Prior to this sale, the painting had come to the auction block about half a dozen times times since it was stolen—and the last three offerings had been hotly contested by heirs of the victim, Joseph Bernheim-Jeune (who later adopted the pseudonym Henry Dauberville). They tried unsuccessfully to recover the work.

So was the art world playing a version of “Pass the Buck” all these years? The painting seems to have come up for resale far more frequently than the average Imp/mod work, suggesting that successive buyers may have been alerted to possible red flags about its tainted history only after they inked a deal.

Like so many other works that owners and their heirs pursued for decades, the settlement surrounding this work reflects the extent to which treatment of possible Nazi looted works has shifted more and more to extreme caution and a pronounced emphasis on detailed and thorough due diligence about provenance, or history of ownership.

“We are encouraged that, even after 70 years the rightful owners of this work have had their claim recognized, allowing a historic wrong to be remedied at last,” said attorney and art theft expert Christopher Marinello, who is now director of London-based Art Recovery International (see: Your Prized Picasso Is Missing?! Now What?). “If we have learned anything it is that it is never too late to mount a claim.”

The painting’s stormy history dates back more than seven decades, when Bernheim-Jeune, owner of Galerie Bernheim Jeune, a prominent Paris Gallery, was forced to flee the country during the Nazi occupation of France. According to information from Art Recovery International, “the entirety of his collection within the gallery, as well as works held in his private residence, was unlawfully confiscated by the Nazis.” Among these were several works by Vlaminck, who is described as “the pioneer of the Fauvist movement along with Henri Matisse and Andre Derain,” according to a release from Art Recovery International. The Fauvists–the French word for “wild beasts”—were among the earliest group of modern artists to pursue abstraction.

Along with galleries including Paul Rosenberg & Co, Wildenstein, and Jacques Seligman, Bernheim-Jeune was among the most prominent promoters of the so-called “degenerate” artists in Paris. Galerie Bernheim-Jeune hosted the first-ever exhibition of Van Gogh’s work in 1901. (See: New Show Looks at Van Gogh’s Pivotal Belgium Period, and Do Riches Await in The Van Gogh Market?)

Following the war, Bernheim-Jeune returned to France to assess the extent of his losses, and thereafter spent much of the rest of his life attempting to recover his lost collection including the Vlaminck painting.

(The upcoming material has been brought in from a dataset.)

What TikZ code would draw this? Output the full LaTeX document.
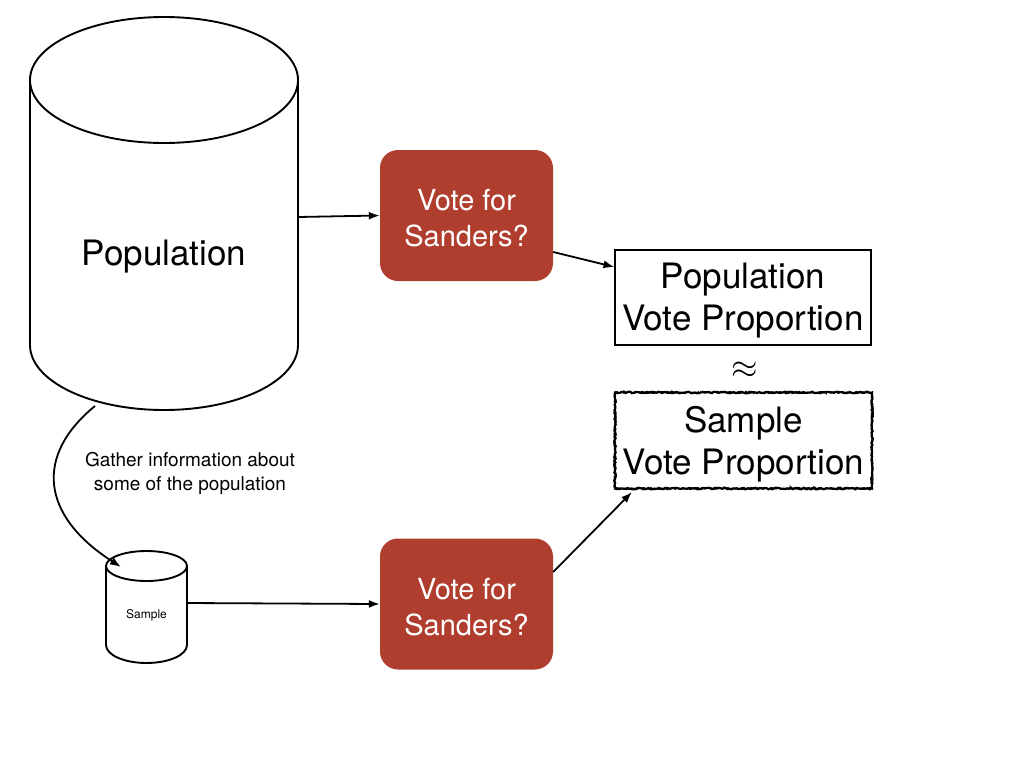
\documentclass[tikz,border=0pt]{standalone}
\usepackage{fontspec}
\setmainfont{TeX Gyre Heros}
\usetikzlibrary{arrows.meta,decorations.pathmorphing}
\definecolor{voteRed}{RGB}{176,62,46}
\tikzset{
  outline/.style={draw=black,line width=1.9pt},
  conn/.style={draw=black,line width=1.8pt,-{Latex[length=11pt,width=8pt]}},
  votebox/.style={fill=voteRed,rounded corners=18pt,minimum width=173pt,minimum height=131pt,inner sep=0pt},
  votetext/.style={text=white,align=center,font=\fontsize{29}{36}\selectfont,inner sep=0pt},
  propbox/.style={draw=black,line width=1.1pt,minimum width=256pt,minimum height=95pt,inner sep=0pt},
  proptext/.style={align=center,font=\fontsize{35}{42}\selectfont,inner sep=0pt},
  lbl/.style={align=center,inner sep=0pt}
}
\pgfmathsetseed{7}
\begin{document}
\begin{tikzpicture}[x=1pt,y=-1pt]
\useasboundingbox (0,0) rectangle (1024,768);
% Population cylinder
\draw[outline] (164,80) ellipse [x radius=134pt, y radius=63pt];
\draw[outline] (30,80) -- (30,345) arc[start angle=180,end angle=360,x radius=134pt,y radius=65pt] -- (298,80);
\node[lbl,font=\fontsize{35}{42}\selectfont] (pop) at (164,257) {Population};
\coordinate (popR) at (298,217);
\coordinate (popB) at (95,406);
% Sample cylinder
\draw[outline] (146.5,566) ellipse [x radius=40.5pt, y radius=15pt];
\draw[outline] (106,566) -- (106,645) arc[start angle=180,end angle=360,x radius=40.5pt,y radius=18pt] -- (187,566);
\node[lbl,font=\fontsize{12}{14}\selectfont] (samp) at (146.5,615) {Sample};
\coordinate (sampT) at (121,567);
\coordinate (sampR) at (187,603);
% Vote boxes
\node[votebox] (v1) at (466.5,215.5) {};
\node[votetext] (v1t) at (466.5,218.5) {Vote for\\Sanders?};
\node[votebox] (v2) at (466.5,604) {};
\node[votetext] (v2t) at (466.5,607) {Vote for\\Sanders?};
% Proportion boxes
\node[propbox] (pp) at (743,297.5) {};
\node[proptext] (ppt) at (743,301) {Population\\Vote Proportion};
\node[lbl] (approx) at (745,370) {\scalebox{3.4}{$\approx$}};
\node[propbox,draw=none] (sp) at (743.5,440.5) {};
\node[proptext] (spt) at (743.5,444) {Sample\\Vote Proportion};
\draw[line width=2.2pt,decorate,decoration={random steps,segment length=2pt,amplitude=0.8pt}]
  (sp.north west) rectangle (sp.south east);
\draw[line width=1.2pt,decorate,decoration={random steps,segment length=1.5pt,amplitude=1.1pt}]
  (sp.north west) rectangle (sp.south east);
% Label
\node[lbl,font=\fontsize{19}{24}\selectfont] (gather) at (190,473) {Gather information about\\some of the population};
% Connectors
\draw[conn] (popR) -- (v1.west);
\draw[conn] (v1.east |- 0,252) -- (pp.west |- 0,267);
\draw[conn] (popB) .. controls (35,455) and (40,515) .. (sampT);
\draw[conn] (sampR) -- (v2.west |- 0,604);
\draw[conn] (v2.east |- 0,572) -- (632,492);
\end{tikzpicture}
\end{document}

According to a release from Art Recovery Group, the recovery efforts made since the work was initially confiscated illuminate some of the key issues faced by World War II-era claimants since the end of the war. After it was looted, the work disappeared for nearly two decades before it popped up at a 1960 sale at Sotheby’s London. “No issue was raised against it and the work was sold again at Christie’s London in 1978.”

Among the previous sales listed in the Christie’s catalogue are the 1960 sale at Sotheby’s London, and two sales at the Hotel Drôuot in Paris (1974 and again in 1977). Later sales included one at Sotheby’s London in 1988 (where it made $417,500), and Christie’s New York in 1992, where, perhaps tellingly, it failed to sell on an estimate of $200–300,000. It is debatable whether the peak $417,500 price made in 1988 reflects the frothy Impressionist and modern market at the time, or the fact that rumors about the work’s tainted history were increasingly giving buyers serious pause at later sales in the ensuing years.

It was at the 1978 Christie’s London sale that the painting was spotted by Bernheim-Jeune’s heirs, and they attempted, unsuccessfully, to halt the sale. A second attempt was made to stop the sale of the work when it popped up at Christie’s in 1992 “but these efforts proved just as fruitless as the first” according to Art Recovery.

In 2011, the painting was again offered at New York auction house Doyle with an estimate of  $300-400,000 and failed to sell there, though a private sale was negotiated soon after.

It was at that point that Marinello began acting on behalf of the family and mediating between the auction house, the current owner, and the lawyers for each. This past November, all the parties finally reached a settlement.